I have seen people with 3.xGHz processor with 7.5+ sub score. How is that possible if its about speed.
Also, why do game makers advise a higher clock rate requirement for AMD compared to Intel? For e.g. Watch Dogs has recommended processor of "Core i7 3770 @ 3.5Ghz or AMD FX-8350 @ 4.0Ghz". If the AMDs processor was a FX-6300 @ 3.5GHz, shouldn't the speeds be same as Core i7 3770 @ 3.5GHz?
Would appreciate help understanding clock rates.
January 20, 2014 8:44:28 AM

You should see a cpu clock rate as the frequency at it is working, people think of it as speed but it is not.

cpus with a better technology can operate faster at a lower frequency.

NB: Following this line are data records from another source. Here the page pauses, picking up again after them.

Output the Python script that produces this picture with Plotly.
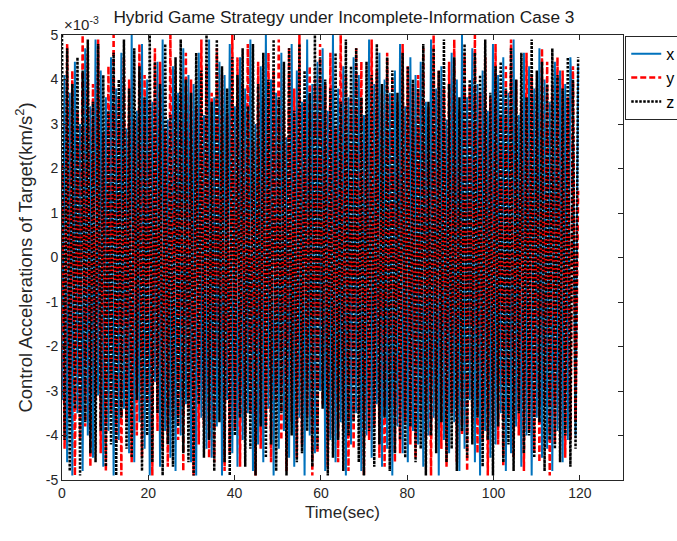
import numpy as np
import plotly.graph_objects as go

# Values in units of 1e-3 km/s^2 (axis shows x10^-3)
x_vals = [
    -3.2, 4.1, -4.6, 3.7, -4.9, 4.4, -3.5, 3.0, -4.8, 4.7,
    -4.0, 3.4, -4.5, 4.9, -3.1, 4.2, -4.7, 3.6, -3.9, 4.5,
    -4.9, 3.8, -4.1, 4.6, -3.4, 2.9, -4.4, 5.0, -4.6, 3.3,
    -3.7, 4.8, -4.3, 4.0, -4.9, 3.5, -2.8, 4.4, -4.7, 4.9,
    -3.9, 3.1, -4.5, 4.3, -4.8, 3.7, -4.0, 4.7, -3.3, 4.1,
    -4.6, 3.9, -4.9, 4.6, -3.6, 3.2, -4.3, 4.9, -4.5, 3.6,
    -3.8, 4.4, -4.9, 4.1, -3.2, 4.8, -4.4, 3.4, -4.7, 4.5,
    -4.1, 3.8, -3.5, 4.9, -4.8, 3.0, -4.2, 4.3, -4.6, 5.0,
    -3.4, 4.0, -4.9, 3.7, -4.3, 4.6, -3.9, 2.7, -4.5, 4.8,
    -4.7, 4.2, -3.6, 3.5, -4.9, 4.9, -4.0, 3.9, -4.4, 4.4,
    -3.0, 4.7, -4.8, 3.3, -4.1, 5.0, -4.6, 3.8, -3.7, 4.3,
    -4.9, 3.6, -4.2, 4.5, -3.5, 4.1, -4.8, 3.2, -4.0, 4.9,
    -4.5, 3.9, -3.3, 4.6, -4.7, 4.0, -4.3, 3.7, -4.9, 4.2,
    -3.8, 4.8, -4.4, 3.4, -4.6, 4.5, -3.9, 4.1, -4.2, 4.4,
    -4.7, 3.5, -4.0, 4.9, -3.6, 3.8, -4.9, 4.3, -4.1, 3.1,
    -4.4, 4.6, -3.7, 4.0, -4.8, 5.0, -4.3, 3.6, -3.2, 4.7,
    -4.6, 3.9, -4.9, 4.2, -3.9, 3.3, -4.5, 4.8, -4.2, 4.1,
    -3.5, 4.5, -4.8, 3.7, -4.4, 4.9, -3.8, 3.2, -4.7, 4.6,
    -4.0, 4.3, -4.9, 3.8, -3.6, 4.7, -4.5, 4.0, -4.3, 3.5,
    -4.8, 4.4, -3.9, 4.2, -4.6, 3.9, -4.1, 4.5, 2.9, -4.0,
    4.3,
]
y_vals = [
    2.1, -4.3, 4.8, -3.6, 4.2, -4.9, 3.3, -4.1, 5.0, -3.8,
    4.6, -4.7, 3.9, -3.2, 4.9, -4.4, 2.8, -4.8, 4.3, -3.5,
    5.0, -4.2, 3.6, -4.9, 4.5, -3.7, 4.0, -4.6, 3.1, -4.0,
    4.8, -4.5, 4.1, -3.3, 3.5, -4.9, 4.7, -3.9, 4.4, -4.3,
    2.9, -4.7, 5.0, -3.6, 4.2, -4.1, 3.8, -4.8, 4.6, -3.4,
    4.0, -4.9, 3.4, -4.2, 4.9, -3.8, 4.3, -4.5, 3.7, -4.6,
    4.7, -3.1, 4.1, -4.8, 3.2, -4.4, 5.0, -3.9, 4.5, -4.7,
    3.9, -4.0, 4.8, -3.5, 2.6, -4.9, 4.4, -4.3, 3.6, -3.8,
    4.6, -4.6, 4.2, -3.2, 4.9, -4.1, 3.3, -4.8, 4.7, -3.7,
    3.8, -4.5, 5.0, -4.2, 3.5, -3.6, 4.3, -4.9, 4.0, -4.4,
    4.8, -3.3, 3.9, -4.7, 4.6, -4.0, 2.9, -4.6, 5.0, -3.9,
    4.1, -4.8, 3.6, -4.3, 4.7, -3.5, 4.4, -4.9, 3.2, -4.1,
    4.9, -3.8, 4.2, -4.5, 3.7, -4.7, 4.6, -3.4, 4.0, -4.6,
    3.5, -4.4, 4.8, -3.7, 4.3, -4.2, 3.9, -4.5, 4.1, -3.6,
    4.7, -4.1, 3.4, -4.9, 5.0, -3.9, 4.2, -4.3, 3.8, -4.7,
    4.4, -3.5, 4.9, -4.6, 3.3, -4.0, 4.6, -4.8, 3.9, -3.7,
    5.0, -4.4, 3.7, -4.1, 4.5, -4.9, 3.6, -3.8, 4.8, -4.2,
    3.2, -4.7, 4.3, -3.6, 4.9, -4.5, 4.0, -4.0, 3.5, -4.8,
    4.6, -3.9, 4.1, -4.4, 3.8, -4.6, 4.7, -3.3, 4.4, -4.9,
    3.9, -4.2, 4.5, -3.8, 4.2, -4.5, 3.6, -4.1, 4.3, -3.7,
    1.5,
]
z_vals = [
    5.0, -4.1, 4.7, -4.8, 3.9, -3.4, 4.5, -4.9, 4.2, -3.7,
    4.9, -4.4, 3.5, -4.6, 4.8, -3.9, 4.1, -4.7, 3.3, -4.2,
    4.6, -4.9, 4.0, -3.6, 4.9, -4.3, 3.8, -4.5, 4.7, -3.2,
    4.3, -4.8, 3.6, -4.0, 5.0, -4.6, 4.4, -3.5, 3.9, -4.9,
    4.8, -4.2, 3.2, -4.7, 4.5, -3.8, 4.9, -4.4, 4.0, -4.6,
    3.7, -4.9, 4.6, -3.3, 4.2, -4.5, 5.0, -4.1, 3.5, -4.8,
    4.9, -3.7, 4.3, -4.6, 3.8, -4.9, 4.5, -4.0, 4.1, -3.6,
    4.7, -4.7, 3.4, -4.3, 4.8, -4.9, 3.9, -3.8, 4.6, -4.5,
    4.0, -4.2, 4.9, -4.8, 3.6, -3.5, 4.4, -4.9, 4.7, -4.0,
    3.3, -4.6, 4.8, -4.4, 4.2, -3.9, 3.7, -4.7, 5.0, -4.3,
    4.5, -3.4, 4.0, -4.9, 3.8, -4.5, 4.6, -4.1, 3.5, -4.8,
    4.9, -4.0, 4.3, -3.7, 4.7, -4.6, 3.6, -4.9, 4.4, -3.9,
    4.1, -4.7, 4.8, -4.2, 3.9, -3.6, 4.5, -4.8, 4.2, -4.4,
    3.7, -4.1, 4.6, -4.5, 4.3, -3.8, 4.0, -4.6, 3.8, -4.3,
    4.8, -4.9, 3.5, -4.0, 4.7, -4.4, 4.2, -3.7, 4.9, -4.6,
    3.9, -4.3, 4.5, -4.8, 3.6, -3.9, 4.8, -4.5, 4.0, -4.2,
    4.6, -3.6, 4.1, -4.7, 4.9, -4.1, 3.7, -4.9, 4.3, -3.8,
    4.4, -4.6, 3.8, -4.2, 4.7, -4.8, 4.0, -3.5, 4.6, -4.4,
    3.6, -4.0, 4.9, -4.5, 4.2, -3.7, 4.4, -4.8, 3.9, -4.1,
    4.7, -4.3, 4.1, -4.6, 3.8, -4.0, 4.5, -4.7, 4.0, -4.3,
    4.5,
]
t_end = 119.6
time = np.linspace(0, t_end, len(x_vals))

x_ticks = [0, 20, 40, 60, 80, 100, 120]
y_ticks = [-5, -4, -3, -2, -1, 0, 1, 2, 3, 4, 5]

series = [
    ("x", x_vals, "#0072BD", "solid", 2),
    ("y", y_vals, "#FF0000", "6px,3px", 2.5),
    ("z", z_vals, "#000000", "2.5px,1.5px", 2.5),
]

fig = go.Figure()
for name, vals, color, dash, w in series:
    fig.add_trace(go.Scatter(
        x=time, y=vals, mode="lines", name=name,
        line=dict(color=color, width=w, dash=dash),
    ))

font_family = "Liberation Sans, Arial, sans-serif"
axis_common = dict(
    showline=True, linecolor="#262626", linewidth=1, mirror="ticks",
    ticks="inside", ticklen=5, tickcolor="#262626",
    showgrid=False, zeroline=False,
    tickfont=dict(family=font_family, size=14, color="#262626"),
)

fig.update_layout(
    width=677, height=541,
    margin=dict(l=62, r=54, t=35, b=61, autoexpand=False),
    plot_bgcolor="white", paper_bgcolor="white",
    font=dict(family=font_family, size=14, color="#262626"),
    title=dict(
        text="Hybrid Game Strategy under Incomplete-Information Case 3",
        x=0.508, xanchor="center", y=0.968, yanchor="middle",
        font=dict(family=font_family, size=17.3, color="#1a1a1a"),
    ),
    xaxis=dict(
        range=[0, 130], tickvals=x_ticks, ticktext=[str(v) for v in x_ticks],
        title=dict(text="Time(sec)", font=dict(family=font_family, size=17, color="#262626"), standoff=6),
        **axis_common,
    ),
    yaxis=dict(
        range=[-5, 5], tickvals=y_ticks, ticktext=[str(v) for v in y_ticks],
        title=dict(text="Control Accelerations of Target(km/s<sup>2</sup>)",
                   font=dict(family=font_family, size=18.5, color="#262626"), standoff=8),
        **axis_common,
    ),
    legend=dict(
        x=1.004, y=0.998, xanchor="left", yanchor="top",
        bordercolor="#262626", borderwidth=1, bgcolor="white",
        font=dict(family=font_family, size=16, color="#000000"),
        itemwidth=30,
    ),
    showlegend=True,
)

fig.add_annotation(
    text="×10<sup>-3</sup>", xref="paper", yref="paper", x=0.0, y=1.0,
    xanchor="left", yanchor="bottom", showarrow=False,
    font=dict(family=font_family, size=15, color="#262626"),
)

fig.write_html("out.html", config={"displayModeBar": False},
               post_script="document.body.style.margin='0px';")
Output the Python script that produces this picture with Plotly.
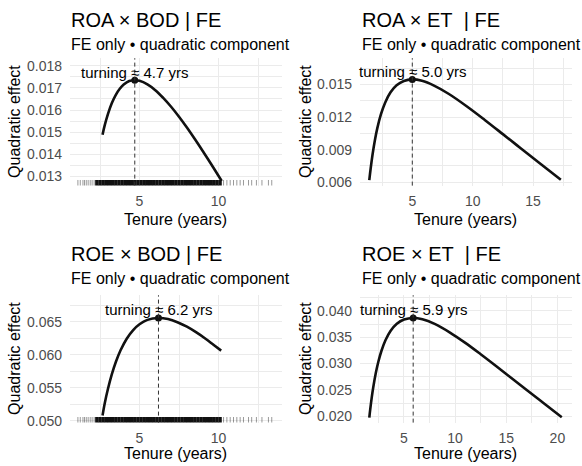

cpus with same technology with a higher frequency are faster of course.

Quote:
The clock rate of a CPU is most useful for providing comparisons between CPUs in the same family. The clock rate is only one of several factors that can influence performance when comparing processors in different families. For example, an IBM PC with an Intel 80486 CPU running at 50 MHz will be about twice as fast (internally only) as one with the same CPU and memory running at 25 MHz, while the same will not be true for MIPS R4000 running at the same clock rate as the two are different processors that implement different architectures and microarchitectures. There are many other factors to consider when comparing the performance of CPUs, like the clock rate and width of the CPU's data bus, the latency of the memory, and the cache architecture.
The clock rate alone is generally considered to be an inaccurate measure of performance when comparing different CPUs families. Software benchmarks are more useful. Clock rates can sometimes be misleading since the amount of work different CPUs can do in one cycle varies. For example, superscalar processors can execute more than one instruction per cycle (on average), yet it is not uncommon for them to do "less" in a clock cycle. In addition, subscalar CPUs or use of parallelism can also affect the performance of the computer regardless of clock rate.